In light of those considerations and in accordance with the Advocate General Wahl’s opinion in the case at hand, the Court concludes that the selectivity of a tax measure cannot be assessed on the basis of provisions that have been artificially taken from a broader legislative framework. In that respect, the Court further notes that the restructuring clause’s effect is to define a situation falling under the general loss carry-forward rule. As a consequence, the General Court, by excluding the general rule of loss carry-forward from the relevant reference framework in the case at hand, defined the latter too narrowly.

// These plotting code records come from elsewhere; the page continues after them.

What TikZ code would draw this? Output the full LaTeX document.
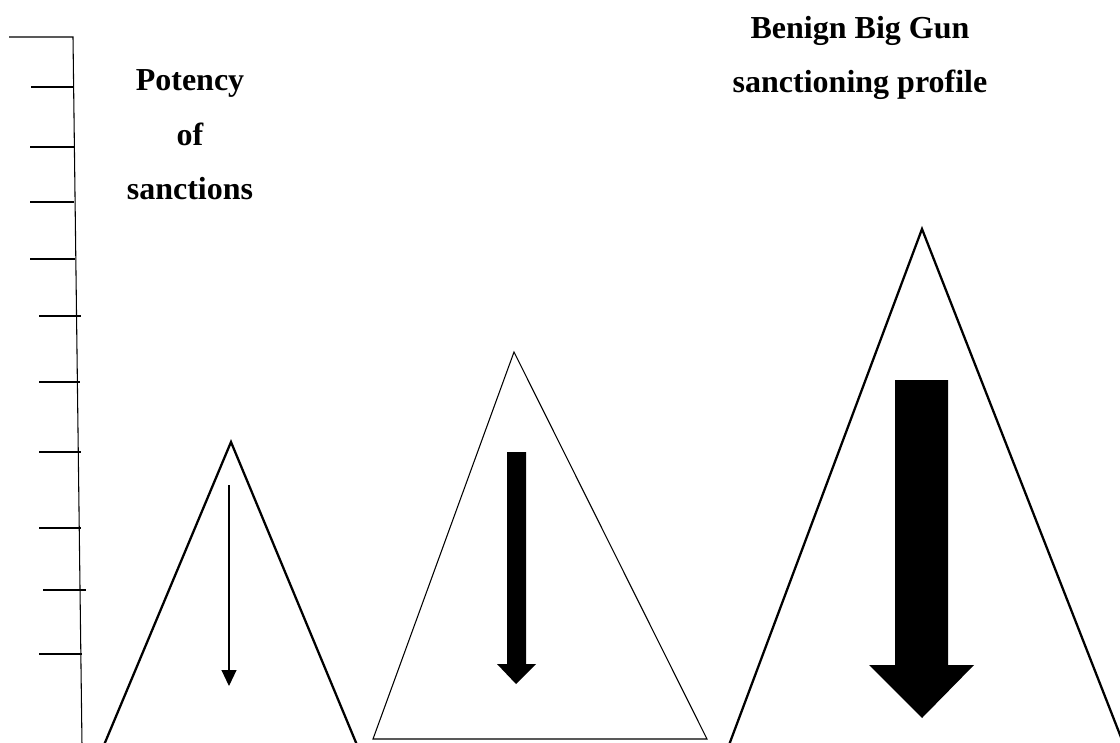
\documentclass[tikz,border=0pt]{standalone}
\usepackage{fontspec}
\setmainfont{Liberation Serif}
\usetikzlibrary{arrows.meta}
\begin{document}
\begin{tikzpicture}[x=0.75pt,y=-0.75pt,
  title/.style={font=\bfseries\fontsize{24}{28}\selectfont, anchor=base, inner sep=0pt},
  axisline/.style={line width=0.8pt},
  tick/.style={line width=0.8pt},
  heavy/.style={line width=1.7pt},
  light/.style={line width=0.8pt},
  blockarrow/.style={fill=black, draw=none}]
\useasboundingbox (0,0) rectangle (1120,742);

% vertical potency scale
\draw[axisline] (9,37) -- (73,37) -- (82,745);
\foreach \y/\a/\b in {87/31/73,147/30/74,202/30/74,259/30/75,316/39/81,382/39/80,452/39/81,528/39/81,590/43/86,654/39/82}
  \draw[tick] (\a,\y) -- (\b,\y);

% captions
\node[title] (p1) at (190,90) {Potency};
\node[title] (p2) at (190,145) {of};
\node[title] (p3) at (190,199) {sanctions};
\node[title] (b1) at (860,39) {Benign Big Gun};
\node[title] (b2) at (860,93) {sanctioning profile};

% small pyramid with a thin arrow
\draw[heavy, line join=miter] (104,745) -- (231,442) -- (357,745);
\draw[light, -{Triangle[length=12pt,width=11.25pt]}] (229,485) -- (229,686);

% middle pyramid with a medium arrow
\draw[light, line join=miter] (373,739) -- (514,352) -- (707,739) -- cycle;
\path[blockarrow] (507,452) -- (526,452) -- (526,664) -- (536,664) -- (516,684)
  -- (497,664) -- (507,664) -- cycle;

% large pyramid with a heavy arrow
\draw[heavy, line join=miter] (729,745) -- (922,229) -- (1124,745);
\path[blockarrow] (895,380) -- (948,380) -- (948,665) -- (974,665) -- (922,718)
  -- (869,665) -- (895,665) -- cycle;
\end{tikzpicture}
\end{document}
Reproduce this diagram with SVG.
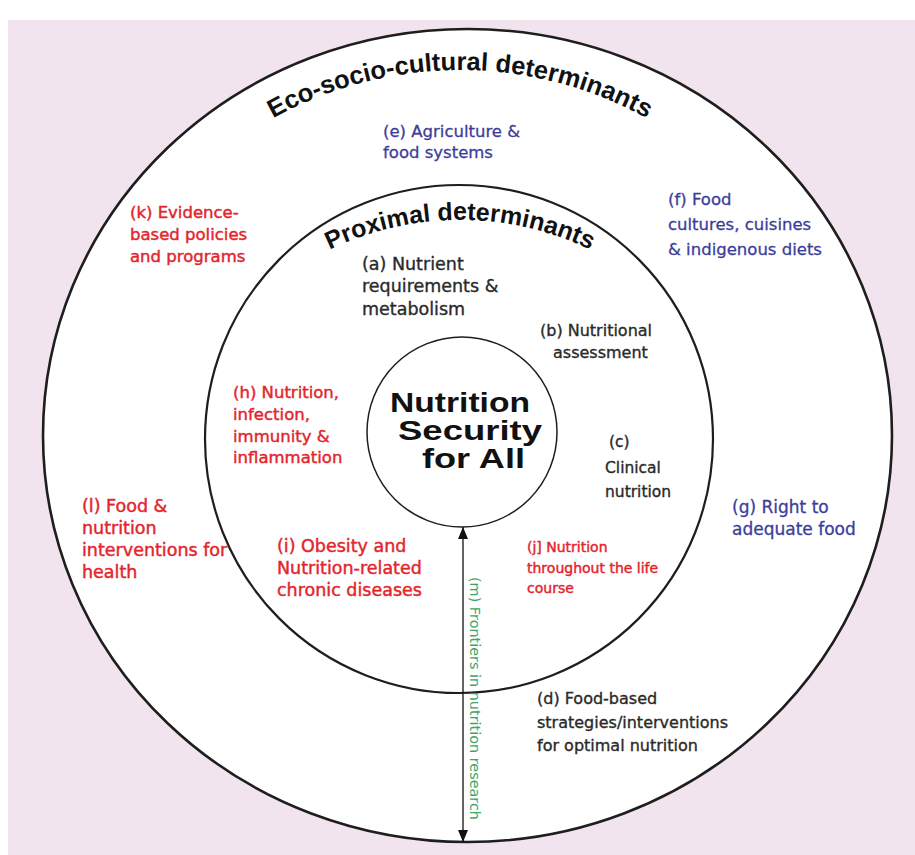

The Court therefore rules that the European Commission’s decision 2011/527/EU is to be annulled, without it being necessary to further examine whether the German rules are selective, or constitute a derogation to the reference system.
EU Tax Centre comment
After the suspension of the restructuring clause in 2011, the CJEU decision is likely to constitute a welcome development for taxpayers, should the German Ministry of Finance decide in favor of its reintroduction. However, it remains to be seen how the European Commission will follow-up on the CJEU’s conclusions, and it cannot be precluded that the Commission will consider the possibility of a new State aid investigation, based on a revised selectivity analysis. Nevertheless, the CJEU decision also provides some clarity on the definition of a reference system and of a selective advantage related to State aid.